Minister of the Right, who rebuilt the ruins of Former Middle Counselor Teika’s house in Saga, would sometimes go there and on twentieth of eight month, on death anniversary of Lord Teika, he ordered Buddhist services and invited to compose poems. Recalling autumn...
− Tamesuke
為相
Meeting at long last,
on the eighth month of autumn,
on the twentieth day,
even still, grieving for one unseen,
sleeves are wet with tears.
めぐりあふ | meguriau |
秋のはつきの | aki no hatsuki no |
はつかにも | hatsuka ni mo |
見ぬ世をとへば | munu yo wo toeba |
袖ぞ露けき | sode zo tsuyukeki |
The poem was composed on Fujiwara no Teika’s 藤原定家 (1162−1241) death anniversary (20th day of Eighth Lunar month, which was considered autumn) by Reizei Tamesuke 冷泉為相 (1263−1328), Teika’s grandson born over twenty years after Teika’s passing.

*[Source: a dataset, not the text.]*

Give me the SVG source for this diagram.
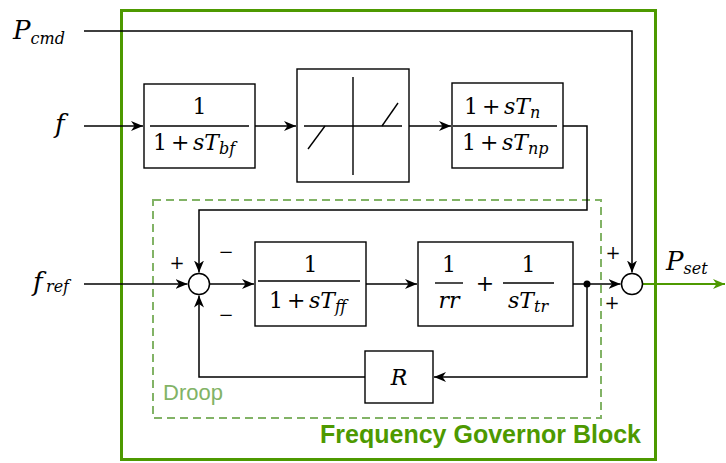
<svg xmlns="http://www.w3.org/2000/svg" width="726" height="463" viewBox="0 0 726 463">
<defs>
<style>
.blk{fill:#fff;stroke:#000;stroke-width:1.4}
.ln{fill:none;stroke:#000;stroke-width:1.5}
.bar{stroke:#000;stroke-width:1.4}
.m{font-size:22px;fill:#000}
.i{font-style:italic}
.sb{font-style:italic;font-size:16px}
.pl{font-size:22px;font-style:normal}
.sg{font-size:18px;fill:#000;text-anchor:middle}
.big{font-style:italic;font-size:26px;fill:#000}
.bsub{font-size:16px}
</style>
<marker id="ar" viewBox="0 0 12 10" refX="12" refY="5" markerWidth="12" markerHeight="10" markerUnits="userSpaceOnUse" orient="auto">
<path d="M0,0 L12,5 L0,10 L3.5,5 Z" fill="#000"/>
</marker>
<marker id="arg" viewBox="0 0 12 10" refX="12" refY="5" markerWidth="12" markerHeight="10" markerUnits="userSpaceOnUse" orient="auto">
<path d="M0,0 L12,5 L0,10 L3.5,5 Z" fill="#4D9900"/>
</marker>
</defs>
<rect width="726" height="463" fill="#fff"/>

<g id="governor">
<rect x="121.5" y="10.5" width="534" height="449" fill="none" stroke="#4D9900" stroke-width="3"/>
<text x="641" y="443" text-anchor="end" font-family="Liberation Sans,Arial,sans-serif" font-weight="bold" font-size="25" fill="#4D9900">Frequency Governor Block</text>
</g>

<g id="droop">
<rect x="153" y="200" width="448" height="218" fill="none" stroke="#82B366" stroke-width="2" stroke-dasharray="8 5"/>
<text x="163" y="400" font-family="Liberation Sans,Arial,sans-serif" font-size="22" fill="#82B366">Droop</text>
</g>

<g id="connectors">
<path class="ln" d="M84,31 H632 V272.5" marker-end="url(#ar)"/>
<path class="ln" d="M84,126 H143" marker-end="url(#ar)"/>
<path class="ln" d="M255,126 H296" marker-end="url(#ar)"/>
<path class="ln" d="M409,126 H451" marker-end="url(#ar)"/>
<path class="ln" d="M563,126 H587 V210 H199 V272.5" marker-end="url(#ar)"/>
<path class="ln" d="M84,284 H187.5" marker-end="url(#ar)"/>
<path class="ln" d="M209.5,284 H254" marker-end="url(#ar)"/>
<path class="ln" d="M366,284 H417" marker-end="url(#ar)"/>
<path class="ln" d="M573,284 H620.5" marker-end="url(#ar)"/>
<path class="ln" d="M587,284 V377 H434" marker-end="url(#ar)"/>
<path class="ln" d="M365,377 H199 V295.5" marker-end="url(#ar)"/>
<path d="M642.5,284 H725" fill="none" stroke="#4D9900" stroke-width="2" marker-end="url(#arg)"/>
<circle cx="587" cy="284" r="3.5" fill="#000"/>
</g>

<g font-family="DejaVu Serif, serif">
<g id="inputs">
<text class="big" x="13" y="39">P<tspan class="bsub" dy="5">cmd</tspan></text>
<text class="big" x="55" y="133">f</text>
<text class="big" x="33" y="291">f<tspan class="bsub" x="46" dy="1">ref</tspan></text>
<text class="big" x="666" y="270" fill="#4D9900">P<tspan class="bsub" dy="4">set</tspan></text>
</g>

<g id="signs">
<text class="sg" x="177" y="269">+</text>
<text class="sg" x="226" y="258">−</text>
<text class="sg" x="226" y="321">−</text>
<text class="sg" x="613" y="259">+</text>
<text class="sg" x="612" y="309">+</text>
</g>

<g id="filter_bf">
<rect class="blk" x="144" y="84" width="111" height="84"/>
<text class="m" x="199.5" y="114" text-anchor="middle">1</text>
<line class="bar" x1="150" y1="126" x2="249" y2="126"/>
<text class="m" y="150"><tspan x="153">1</tspan><tspan class="pl" x="171">+</tspan><tspan class="i" x="193">sT</tspan><tspan class="sb" dy="4">bf</tspan></text>
</g>

<g id="deadband">
<rect class="blk" x="297" y="69" width="112" height="113"/>
<line class="bar" x1="304" y1="126" x2="402" y2="126"/>
<line class="bar" x1="353" y1="77" x2="353" y2="175"/>
<line class="bar" x1="308" y1="149" x2="325" y2="126"/>
<line class="bar" x1="382" y1="126" x2="398" y2="103"/>
</g>

<g id="leadlag">
<rect class="blk" x="452" y="83" width="111" height="85"/>
<text class="m" y="114"><tspan x="464">1</tspan><tspan class="pl" x="482">+</tspan><tspan class="i" x="504">sT</tspan><tspan class="sb" dy="4">n</tspan></text>
<line class="bar" x1="453" y1="126" x2="557" y2="126"/>
<text class="m" y="150"><tspan x="462">1</tspan><tspan class="pl" x="480">+</tspan><tspan class="i" x="502">sT</tspan><tspan class="sb" dy="4">np</tspan></text>
</g>

<g id="sum1">
<circle cx="199" cy="284" r="10.5" fill="#fff" stroke="#000" stroke-width="1.5"/>
</g>

<g id="filter_ff">
<rect class="blk" x="255" y="242" width="111" height="84"/>
<text class="m" x="310.5" y="272" text-anchor="middle">1</text>
<line class="bar" x1="258" y1="281" x2="360" y2="281"/>
<text class="m" y="308"><tspan x="269">1</tspan><tspan class="pl" x="287">+</tspan><tspan class="i" x="309">sT</tspan><tspan class="sb" dy="4">ff</tspan></text>
</g>

<g id="pi_tr">
<rect class="blk" x="418" y="242" width="155" height="84"/>
<text class="m" x="449" y="272" text-anchor="middle">1</text>
<line class="bar" x1="435" y1="283" x2="463" y2="283"/>
<text class="m i" x="449" y="308" text-anchor="middle">rr</text>
<text class="m" x="485" y="291" text-anchor="middle">+</text>
<text class="m" x="528.5" y="272" text-anchor="middle">1</text>
<line class="bar" x1="503" y1="283" x2="554" y2="283"/>
<text class="m" y="308"><tspan class="i" x="508">sT</tspan><tspan class="sb" dy="4">tr</tspan></text>
</g>

<g id="sum2">
<circle cx="632" cy="284" r="10.5" fill="#fff" stroke="#000" stroke-width="1.5"/>
</g>

<g id="gain_R">
<rect class="blk" x="365" y="351" width="68" height="52"/>
<text class="m i" x="399" y="385" text-anchor="middle" font-size="24">R</text>
</g>
</g>
</svg>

The poem itself is not particularly exceptional but its headnote in the fourteenth imperial collection Gyokuyōwakashū 玉葉和歌集 (shortedned as Gyokuyōshū 玉葉集, Collection of Jeweled Leaves; 1312) is of some value, for it suggests that Minister of the Right (右大臣 Udaijin), identified as Nijō Michihira 二条道平 (1287−1335), was in possession of Teika’s old villa in Saga − the same villa that is said to had been decorated with poems collected in Ogura Hyakunin Isshu. The detail itself is minor but in a largely unclear history of Teika’s villa, it is nevertheless valuable.
* Gyokuyōshū was commissioned by Retired Emperor Fushimi (伏見院 Fushimi-in; 1265−1317) and compiled by Teikas’ great-grandson and Tamesuke’s nephew Kyōgoku Tamekane 京極為兼 (1254−1332).